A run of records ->
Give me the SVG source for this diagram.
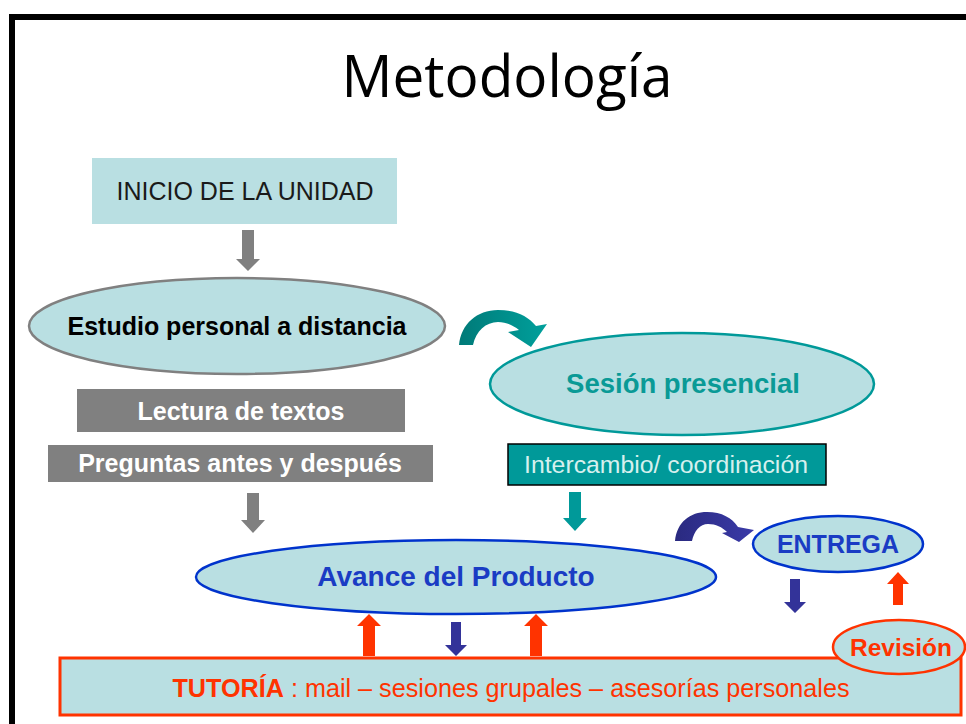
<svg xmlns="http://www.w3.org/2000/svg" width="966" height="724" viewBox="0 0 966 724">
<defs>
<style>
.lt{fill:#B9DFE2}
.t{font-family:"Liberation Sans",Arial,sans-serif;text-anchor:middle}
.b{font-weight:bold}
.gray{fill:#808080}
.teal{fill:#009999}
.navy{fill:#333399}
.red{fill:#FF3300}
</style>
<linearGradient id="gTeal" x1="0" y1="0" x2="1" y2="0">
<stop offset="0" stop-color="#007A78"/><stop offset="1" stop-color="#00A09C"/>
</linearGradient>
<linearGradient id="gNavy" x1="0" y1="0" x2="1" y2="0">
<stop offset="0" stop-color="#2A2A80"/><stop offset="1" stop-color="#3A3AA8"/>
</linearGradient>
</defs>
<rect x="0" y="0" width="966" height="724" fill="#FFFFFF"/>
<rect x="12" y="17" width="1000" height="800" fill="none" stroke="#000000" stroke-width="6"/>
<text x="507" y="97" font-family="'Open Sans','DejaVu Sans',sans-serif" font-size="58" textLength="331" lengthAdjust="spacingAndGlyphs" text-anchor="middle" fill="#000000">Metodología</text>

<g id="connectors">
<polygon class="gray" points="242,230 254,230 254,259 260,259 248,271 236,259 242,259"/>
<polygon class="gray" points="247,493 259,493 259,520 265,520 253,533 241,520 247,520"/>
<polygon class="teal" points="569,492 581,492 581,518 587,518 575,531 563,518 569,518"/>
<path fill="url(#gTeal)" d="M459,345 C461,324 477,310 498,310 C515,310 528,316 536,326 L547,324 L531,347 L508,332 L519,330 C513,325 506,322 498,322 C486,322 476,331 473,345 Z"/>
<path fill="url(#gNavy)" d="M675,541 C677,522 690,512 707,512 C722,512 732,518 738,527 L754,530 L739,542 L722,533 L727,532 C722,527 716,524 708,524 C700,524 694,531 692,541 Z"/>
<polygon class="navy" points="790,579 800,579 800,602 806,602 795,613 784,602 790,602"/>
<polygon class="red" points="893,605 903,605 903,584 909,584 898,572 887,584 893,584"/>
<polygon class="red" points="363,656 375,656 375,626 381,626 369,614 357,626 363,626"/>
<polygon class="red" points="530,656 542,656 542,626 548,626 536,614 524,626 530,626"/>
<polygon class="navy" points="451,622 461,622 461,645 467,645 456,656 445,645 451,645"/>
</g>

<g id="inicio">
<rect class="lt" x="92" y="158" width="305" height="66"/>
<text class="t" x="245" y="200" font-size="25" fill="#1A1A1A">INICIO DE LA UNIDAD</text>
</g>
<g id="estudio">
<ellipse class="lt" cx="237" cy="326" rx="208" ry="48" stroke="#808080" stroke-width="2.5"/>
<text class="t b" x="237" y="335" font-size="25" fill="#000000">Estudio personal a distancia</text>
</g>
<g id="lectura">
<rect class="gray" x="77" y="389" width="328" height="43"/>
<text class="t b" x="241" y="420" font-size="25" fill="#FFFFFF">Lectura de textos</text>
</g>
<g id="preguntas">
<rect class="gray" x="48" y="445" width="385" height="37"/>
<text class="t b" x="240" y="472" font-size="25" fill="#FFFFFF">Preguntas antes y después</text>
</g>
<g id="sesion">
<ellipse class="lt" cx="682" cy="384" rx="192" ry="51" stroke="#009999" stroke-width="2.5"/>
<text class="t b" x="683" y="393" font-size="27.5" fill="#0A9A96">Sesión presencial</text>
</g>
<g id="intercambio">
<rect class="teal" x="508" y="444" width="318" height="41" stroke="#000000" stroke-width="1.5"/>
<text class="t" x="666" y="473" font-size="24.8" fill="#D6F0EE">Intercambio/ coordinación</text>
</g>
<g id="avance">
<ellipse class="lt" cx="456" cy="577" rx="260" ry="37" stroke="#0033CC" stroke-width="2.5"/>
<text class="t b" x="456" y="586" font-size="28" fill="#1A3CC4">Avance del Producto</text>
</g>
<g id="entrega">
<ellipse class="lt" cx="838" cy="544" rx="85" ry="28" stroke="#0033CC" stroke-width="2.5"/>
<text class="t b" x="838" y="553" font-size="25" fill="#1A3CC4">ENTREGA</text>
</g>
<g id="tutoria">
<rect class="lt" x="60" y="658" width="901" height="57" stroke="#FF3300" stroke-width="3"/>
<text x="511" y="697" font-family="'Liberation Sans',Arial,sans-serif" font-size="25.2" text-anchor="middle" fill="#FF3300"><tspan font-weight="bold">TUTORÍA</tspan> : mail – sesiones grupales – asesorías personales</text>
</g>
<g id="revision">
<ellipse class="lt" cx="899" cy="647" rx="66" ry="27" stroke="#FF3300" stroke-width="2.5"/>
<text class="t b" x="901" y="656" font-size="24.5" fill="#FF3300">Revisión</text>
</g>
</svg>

* * *

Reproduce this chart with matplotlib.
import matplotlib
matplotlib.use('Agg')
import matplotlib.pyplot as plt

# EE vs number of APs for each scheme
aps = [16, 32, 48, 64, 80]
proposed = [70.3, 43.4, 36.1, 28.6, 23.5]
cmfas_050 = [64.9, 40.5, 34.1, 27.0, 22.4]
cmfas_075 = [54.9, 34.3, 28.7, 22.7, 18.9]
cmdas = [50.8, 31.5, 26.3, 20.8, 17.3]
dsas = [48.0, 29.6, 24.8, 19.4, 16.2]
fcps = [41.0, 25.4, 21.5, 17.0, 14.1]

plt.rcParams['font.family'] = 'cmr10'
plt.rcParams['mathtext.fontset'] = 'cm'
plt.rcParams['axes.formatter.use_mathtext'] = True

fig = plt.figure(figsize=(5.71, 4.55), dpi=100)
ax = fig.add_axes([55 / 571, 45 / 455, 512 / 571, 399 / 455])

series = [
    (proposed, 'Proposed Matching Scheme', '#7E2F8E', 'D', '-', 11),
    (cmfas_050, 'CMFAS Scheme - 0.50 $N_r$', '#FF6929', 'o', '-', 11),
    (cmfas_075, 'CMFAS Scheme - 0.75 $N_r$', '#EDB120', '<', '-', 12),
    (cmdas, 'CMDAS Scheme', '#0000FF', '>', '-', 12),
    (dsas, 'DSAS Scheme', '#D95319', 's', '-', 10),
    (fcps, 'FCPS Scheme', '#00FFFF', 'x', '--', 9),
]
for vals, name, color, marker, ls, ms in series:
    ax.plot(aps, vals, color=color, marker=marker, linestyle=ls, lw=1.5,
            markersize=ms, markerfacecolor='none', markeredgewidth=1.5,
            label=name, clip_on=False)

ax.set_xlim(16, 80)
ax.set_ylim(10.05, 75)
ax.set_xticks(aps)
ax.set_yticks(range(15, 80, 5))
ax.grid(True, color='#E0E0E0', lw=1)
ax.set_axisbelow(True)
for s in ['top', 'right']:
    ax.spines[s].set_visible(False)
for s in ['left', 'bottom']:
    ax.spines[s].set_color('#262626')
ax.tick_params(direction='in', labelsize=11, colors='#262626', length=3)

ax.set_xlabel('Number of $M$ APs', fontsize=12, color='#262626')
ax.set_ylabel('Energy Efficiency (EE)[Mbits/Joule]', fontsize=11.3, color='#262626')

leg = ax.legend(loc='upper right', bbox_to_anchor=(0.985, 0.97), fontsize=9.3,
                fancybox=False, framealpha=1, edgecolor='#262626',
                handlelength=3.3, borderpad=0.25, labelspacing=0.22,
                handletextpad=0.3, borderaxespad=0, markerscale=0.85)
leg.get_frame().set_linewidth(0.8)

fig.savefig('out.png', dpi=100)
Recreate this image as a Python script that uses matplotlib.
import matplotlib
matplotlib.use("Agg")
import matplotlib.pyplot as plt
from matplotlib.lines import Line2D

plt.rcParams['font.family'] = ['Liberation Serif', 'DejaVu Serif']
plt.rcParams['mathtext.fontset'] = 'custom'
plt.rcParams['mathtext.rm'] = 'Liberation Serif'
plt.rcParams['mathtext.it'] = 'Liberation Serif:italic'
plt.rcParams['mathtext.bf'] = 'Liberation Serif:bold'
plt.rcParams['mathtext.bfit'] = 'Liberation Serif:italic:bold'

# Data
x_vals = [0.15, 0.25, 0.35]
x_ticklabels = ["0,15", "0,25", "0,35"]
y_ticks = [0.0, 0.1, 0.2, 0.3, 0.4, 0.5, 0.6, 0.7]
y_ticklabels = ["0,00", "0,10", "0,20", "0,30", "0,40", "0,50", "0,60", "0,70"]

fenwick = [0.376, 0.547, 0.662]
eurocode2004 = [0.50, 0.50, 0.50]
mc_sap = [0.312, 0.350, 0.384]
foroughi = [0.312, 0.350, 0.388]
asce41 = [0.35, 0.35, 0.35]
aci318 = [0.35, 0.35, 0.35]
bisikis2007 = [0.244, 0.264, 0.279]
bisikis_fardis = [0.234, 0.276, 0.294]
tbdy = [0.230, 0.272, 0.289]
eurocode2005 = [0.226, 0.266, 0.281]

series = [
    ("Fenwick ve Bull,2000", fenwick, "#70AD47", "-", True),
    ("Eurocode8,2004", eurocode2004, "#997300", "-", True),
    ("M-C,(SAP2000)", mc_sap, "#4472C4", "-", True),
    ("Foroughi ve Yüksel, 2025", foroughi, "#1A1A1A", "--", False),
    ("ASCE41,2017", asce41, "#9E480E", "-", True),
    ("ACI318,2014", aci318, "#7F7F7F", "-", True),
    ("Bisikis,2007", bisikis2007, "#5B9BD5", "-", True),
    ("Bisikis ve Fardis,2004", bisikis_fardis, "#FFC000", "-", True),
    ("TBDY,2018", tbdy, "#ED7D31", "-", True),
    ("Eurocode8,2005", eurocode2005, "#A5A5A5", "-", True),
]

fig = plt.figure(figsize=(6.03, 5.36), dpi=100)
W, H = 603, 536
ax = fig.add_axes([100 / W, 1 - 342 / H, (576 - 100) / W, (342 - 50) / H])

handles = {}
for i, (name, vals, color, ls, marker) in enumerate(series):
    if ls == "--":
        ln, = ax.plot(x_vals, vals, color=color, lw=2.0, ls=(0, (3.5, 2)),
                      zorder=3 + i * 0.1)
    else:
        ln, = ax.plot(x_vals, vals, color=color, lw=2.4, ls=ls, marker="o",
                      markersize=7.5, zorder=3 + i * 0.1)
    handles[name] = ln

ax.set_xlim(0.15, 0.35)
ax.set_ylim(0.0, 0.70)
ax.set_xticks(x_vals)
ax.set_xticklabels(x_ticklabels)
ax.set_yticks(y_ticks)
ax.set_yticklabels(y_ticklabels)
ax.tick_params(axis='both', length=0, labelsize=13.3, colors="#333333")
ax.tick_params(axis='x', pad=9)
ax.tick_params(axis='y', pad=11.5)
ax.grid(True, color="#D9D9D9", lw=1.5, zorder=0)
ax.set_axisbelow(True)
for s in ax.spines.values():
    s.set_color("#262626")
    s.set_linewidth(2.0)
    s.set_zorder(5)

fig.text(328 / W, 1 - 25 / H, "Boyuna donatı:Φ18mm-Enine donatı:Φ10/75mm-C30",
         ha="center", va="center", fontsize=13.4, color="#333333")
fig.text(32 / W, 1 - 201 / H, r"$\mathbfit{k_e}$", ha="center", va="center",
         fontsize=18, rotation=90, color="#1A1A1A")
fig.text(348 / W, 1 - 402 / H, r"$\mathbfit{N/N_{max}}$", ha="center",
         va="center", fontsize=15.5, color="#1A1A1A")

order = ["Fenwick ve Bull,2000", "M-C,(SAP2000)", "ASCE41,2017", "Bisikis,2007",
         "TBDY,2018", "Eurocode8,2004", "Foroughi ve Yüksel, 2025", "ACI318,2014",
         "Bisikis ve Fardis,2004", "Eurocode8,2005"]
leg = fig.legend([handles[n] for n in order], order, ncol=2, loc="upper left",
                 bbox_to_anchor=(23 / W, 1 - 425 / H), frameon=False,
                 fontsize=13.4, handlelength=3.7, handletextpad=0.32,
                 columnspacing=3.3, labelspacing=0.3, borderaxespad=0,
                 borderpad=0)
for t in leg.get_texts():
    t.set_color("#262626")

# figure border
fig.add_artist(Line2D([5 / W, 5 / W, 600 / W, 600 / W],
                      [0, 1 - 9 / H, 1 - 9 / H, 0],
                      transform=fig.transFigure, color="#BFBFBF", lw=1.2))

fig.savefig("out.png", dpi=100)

...

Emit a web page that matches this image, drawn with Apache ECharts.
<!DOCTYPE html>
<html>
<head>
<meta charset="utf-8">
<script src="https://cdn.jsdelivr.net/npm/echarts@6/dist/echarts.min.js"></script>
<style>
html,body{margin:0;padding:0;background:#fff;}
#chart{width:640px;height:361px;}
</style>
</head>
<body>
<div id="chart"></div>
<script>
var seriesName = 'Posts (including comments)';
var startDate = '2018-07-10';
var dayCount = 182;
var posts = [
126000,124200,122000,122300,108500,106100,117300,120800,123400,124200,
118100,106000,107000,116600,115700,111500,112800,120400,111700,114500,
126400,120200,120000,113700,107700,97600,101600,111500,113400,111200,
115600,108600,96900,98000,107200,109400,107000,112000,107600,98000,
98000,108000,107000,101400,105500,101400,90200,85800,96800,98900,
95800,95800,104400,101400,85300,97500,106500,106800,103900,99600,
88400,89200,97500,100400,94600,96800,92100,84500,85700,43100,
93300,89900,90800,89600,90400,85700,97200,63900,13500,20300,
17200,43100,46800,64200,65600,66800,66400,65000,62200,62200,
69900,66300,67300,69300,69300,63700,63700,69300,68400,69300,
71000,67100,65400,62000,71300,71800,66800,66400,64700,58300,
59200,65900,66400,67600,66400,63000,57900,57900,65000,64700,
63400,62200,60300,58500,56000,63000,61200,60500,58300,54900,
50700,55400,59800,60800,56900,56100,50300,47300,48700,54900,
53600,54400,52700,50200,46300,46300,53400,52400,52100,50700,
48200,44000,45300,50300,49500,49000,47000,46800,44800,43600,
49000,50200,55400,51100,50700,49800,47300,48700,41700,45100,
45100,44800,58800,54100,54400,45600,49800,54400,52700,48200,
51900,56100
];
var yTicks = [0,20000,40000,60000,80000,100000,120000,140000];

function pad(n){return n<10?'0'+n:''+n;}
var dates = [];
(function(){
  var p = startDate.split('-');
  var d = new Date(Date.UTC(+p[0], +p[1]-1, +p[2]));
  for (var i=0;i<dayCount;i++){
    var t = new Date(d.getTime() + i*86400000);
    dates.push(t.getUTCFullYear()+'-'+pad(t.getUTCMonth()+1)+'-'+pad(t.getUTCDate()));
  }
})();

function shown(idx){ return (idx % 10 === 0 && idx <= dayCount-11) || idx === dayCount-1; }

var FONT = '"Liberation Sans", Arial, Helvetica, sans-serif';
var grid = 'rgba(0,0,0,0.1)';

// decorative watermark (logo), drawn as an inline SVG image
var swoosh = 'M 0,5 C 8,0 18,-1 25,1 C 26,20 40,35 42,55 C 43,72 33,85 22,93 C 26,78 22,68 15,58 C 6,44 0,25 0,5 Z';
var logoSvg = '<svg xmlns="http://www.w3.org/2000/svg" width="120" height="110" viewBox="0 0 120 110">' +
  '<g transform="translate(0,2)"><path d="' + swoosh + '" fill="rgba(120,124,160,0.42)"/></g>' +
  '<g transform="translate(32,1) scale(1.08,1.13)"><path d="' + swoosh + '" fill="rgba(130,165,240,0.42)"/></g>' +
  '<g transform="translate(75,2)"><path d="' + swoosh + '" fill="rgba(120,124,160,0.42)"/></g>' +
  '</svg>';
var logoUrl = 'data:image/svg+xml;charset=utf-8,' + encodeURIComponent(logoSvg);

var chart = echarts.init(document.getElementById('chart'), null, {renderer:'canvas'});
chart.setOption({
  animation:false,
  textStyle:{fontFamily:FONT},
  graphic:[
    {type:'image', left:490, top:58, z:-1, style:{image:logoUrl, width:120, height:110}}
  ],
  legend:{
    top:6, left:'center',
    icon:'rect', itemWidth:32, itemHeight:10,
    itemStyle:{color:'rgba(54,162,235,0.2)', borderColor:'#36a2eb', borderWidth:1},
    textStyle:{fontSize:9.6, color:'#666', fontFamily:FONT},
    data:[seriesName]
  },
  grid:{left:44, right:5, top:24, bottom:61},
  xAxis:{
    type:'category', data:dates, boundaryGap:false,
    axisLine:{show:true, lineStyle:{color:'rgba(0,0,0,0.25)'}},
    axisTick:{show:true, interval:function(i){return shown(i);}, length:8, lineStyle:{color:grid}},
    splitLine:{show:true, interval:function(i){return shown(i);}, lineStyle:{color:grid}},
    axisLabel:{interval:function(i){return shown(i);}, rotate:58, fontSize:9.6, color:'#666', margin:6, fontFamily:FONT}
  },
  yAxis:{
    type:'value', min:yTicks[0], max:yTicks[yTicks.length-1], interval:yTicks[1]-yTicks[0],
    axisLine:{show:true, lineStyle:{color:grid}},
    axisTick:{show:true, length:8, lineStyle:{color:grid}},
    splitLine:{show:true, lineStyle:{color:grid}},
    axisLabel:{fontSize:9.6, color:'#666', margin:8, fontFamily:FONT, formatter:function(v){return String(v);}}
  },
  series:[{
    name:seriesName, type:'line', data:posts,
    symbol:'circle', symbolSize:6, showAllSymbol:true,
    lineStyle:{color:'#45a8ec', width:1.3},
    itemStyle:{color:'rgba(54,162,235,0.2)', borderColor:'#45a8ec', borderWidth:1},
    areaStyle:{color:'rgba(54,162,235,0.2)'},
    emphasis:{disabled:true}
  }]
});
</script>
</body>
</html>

Exercise details -> Find the string "image" in the listing and return every line that holds it.

Task output ->
Recreate this image as a Python script that uses matplotlib.
Emit a web page that matches this image, drawn with Apache ECharts.
// decorative watermark (logo), drawn as an inline SVG image
var logoUrl = 'data:image/svg+xml;charset=utf-8,' + encodeURIComponent(logoSvg);
    {type:'image', left:490, top:58, z:-1, style:{image:logoUrl, width:120, height:110}}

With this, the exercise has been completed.